O conjunto se completa com um presidente em busca da reeleição e claramente
inclinado a ações populistas.
O
dia a dia do mercado reflete, nas oscilações da bolsa de valores, nas alterações
da curva de juros e na instabilidade cambial, as atitudes do presidente. Nenhum
outro agente foi tão favorável, em 2020, a quem especulou com o dólar. Mas o
câmbio afetou dezenas de milhões de pessoas distantes do jogo financeiro. A
alta do dólar é uma das causas da alta dos preços no atacado, 4,86% em outubro
e 26,64% em dez meses, segundo números da Fundação Getúlio Vargas (FGV).
Parte
desse aumento chegou ao varejo, prejudicando principalmente os mais pobres. A
inflação oficial, medida pelo Índice de Preços ao Consumidor Amplo (IPCA),
bateu em 0,86% em outubro, a taxa mais alta para o mês desde 2002, quando
chegou a 1,31%. O dado é do IBGE, o Instituto Brasileiro de Geografia e
Estatística. O indicador da FGV mostrou 0,65% em outubro, depois de uma alta de
0,82% em setembro.
As
pressões inflacionárias, ainda fortes, tendem a arrefecer, segundo o BC. Também
essa expectativa é importante para a manutenção dos juros. Mas qualquer
previsão é especialmente arriscada quando câmbio e preços podem ser afetados
por um presidente concentrado em temas eleitorais e familiares.
Quanto
ao ajuste fiscal, dependerá de fatores ainda muito incertos O documento oficial
sobre 2021 menciona, entre outros itens, propostas de emendas constitucionais
já enviadas ao Congresso, a revisão de marcos setoriais (potencialmente
favoráveis a investimentos em infraestrutura), a reforma administrativa e a
pauta de privatizações.
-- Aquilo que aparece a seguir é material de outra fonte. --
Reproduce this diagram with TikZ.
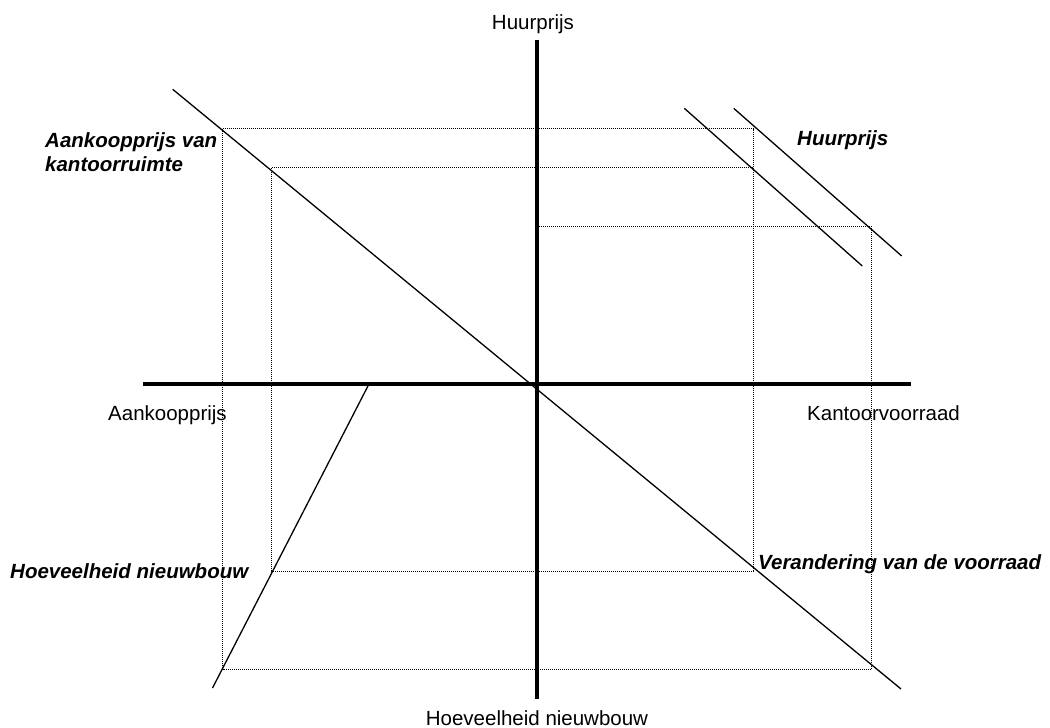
\documentclass[tikz,border=0pt]{standalone}
\usepackage{fontspec}
\setmainfont{Liberation Sans}
\begin{document}
\begin{tikzpicture}[x=1pt,y=-1pt,
  axis/.style={line width=3.6pt},
  curve/.style={line width=1.3pt},
  guide/.style={line width=0.8pt,dash pattern=on 1pt off 1pt},
  plain/.style={inner sep=0pt,font=\fontsize{20.5}{24}\selectfont},
  emph/.style={inner sep=0pt,font=\fontsize{20.5}{24}\selectfont\bfseries\itshape}]
\useasboundingbox (0,0) rectangle (1050,728);
% axes
\coordinate (vt) at (537,40);
\coordinate (vb) at (537,699);
\coordinate (hl) at (143,384);
\coordinate (hr) at (911,384);
% curves
\coordinate (d1) at (172.7,89.3);
\coordinate (d2) at (901,689);
\coordinate (a1) at (684.3,108.3);
\coordinate (a2) at (862.3,266);
\coordinate (b1) at (733.7,108.3);
\coordinate (b2) at (901.7,256);
\coordinate (n1) at (369,384);
\coordinate (n2) at (212.5,688);
% guide corners
\coordinate (p1) at (222.5,128.5);
\coordinate (p2) at (753,128.5);
\coordinate (q1) at (271.7,167.5);
\coordinate (q2) at (753,167.5);
\coordinate (r1) at (537,226.7);
\coordinate (r2) at (871.7,226.7);
\coordinate (s1) at (271.7,571);
\coordinate (s2) at (753,571);
\coordinate (t1) at (222.5,669);
\coordinate (t2) at (871.7,669);
% dotted guides
\draw[guide] (p1) -- (p2) -- (s2) -- (s1) -- (q1) -- (q2);
\draw[guide] (p1) -- (t1) -- (t2) -- (r2) -- (r1);
% axes
\draw[axis] (vt) -- (vb);
\draw[axis] (hl) -- (hr);
% curves
\draw[curve] (d1) -- (d2);
\draw[curve] (a1) -- (a2);
\draw[curve] (b1) -- (b2);
\draw[curve] (n1) -- (n2);
% labels
\node[plain,anchor=base] (ly) at (533,29.5) {Huurprijs};
\node[plain,anchor=base] (lyb) at (537,725) {Hoeveelheid nieuwbouw};
\node[plain,anchor=base west] (lxl) at (108,420) {Aankoopprijs};
\node[plain,anchor=base west] (lxr) at (807,420.5) {Kantoorvoorraad};
\node[emph,anchor=base west] (l1a) at (45,147.7) {Aankoopprijs van};
\node[emph,anchor=base west] (l1b) at (45,171.7) {kantoorruimte};
\node[emph,anchor=base west] (l2) at (797,145) {Huurprijs};
\node[emph,anchor=base west] (l3) at (10,578) {Hoeveelheid nieuwbouw};
\node[emph,anchor=base west] (l4) at (758,569) {Verandering van de voorraad};
\end{tikzpicture}
\end{document}
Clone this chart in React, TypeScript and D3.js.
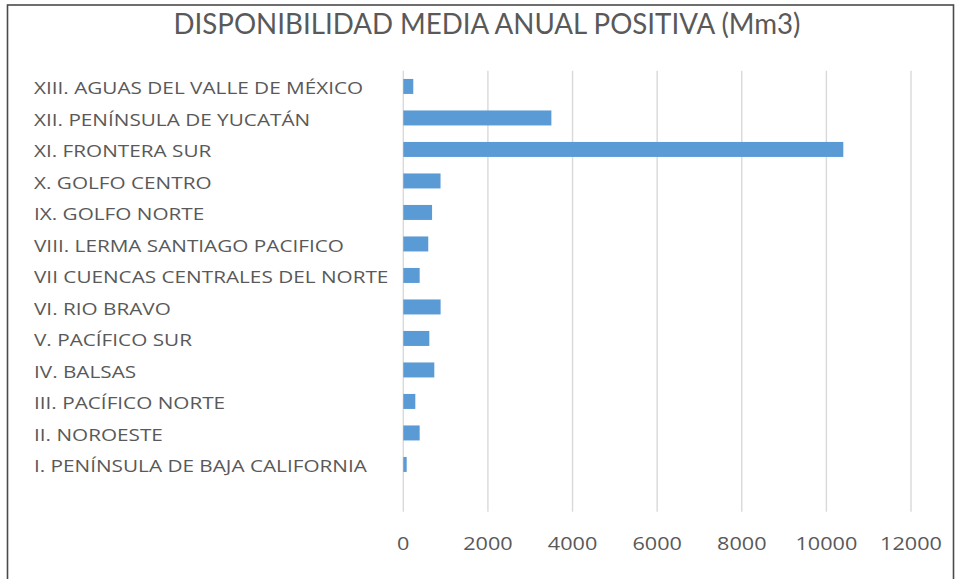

Mas a reforma administrativa – pouco mais, de fato, que
uma reforma de RH – produzirá efeitos pouco sensíveis em 2021. Quanto à receita
de privatizações, dependerá de ações muito mais eficientes que as observadas
até agora.
Mas falta saber como ficará o Orçamento de 2021. Em novembro, o assunto continua obscuro. Há quem ainda fale na criação da Renda Cidadã, mais custosa que a Bolsa Família. Mas de onde virá o dinheiro para custear uma despesa permanente? Além disso, ainda se discute o prolongamento do auxílio emergencial. Um governo planejador teria concentrado atenção nesse tema, cuidando de sustentar a retomada. Este é, neste momento, um objetivo mais acessível e muito mais importante que a Renda Cidadã. Mas quem dá atenção a detalhes como esse, na confusão de um governo sem rumo e sem unidade, chefiado por um presidente autocentrado?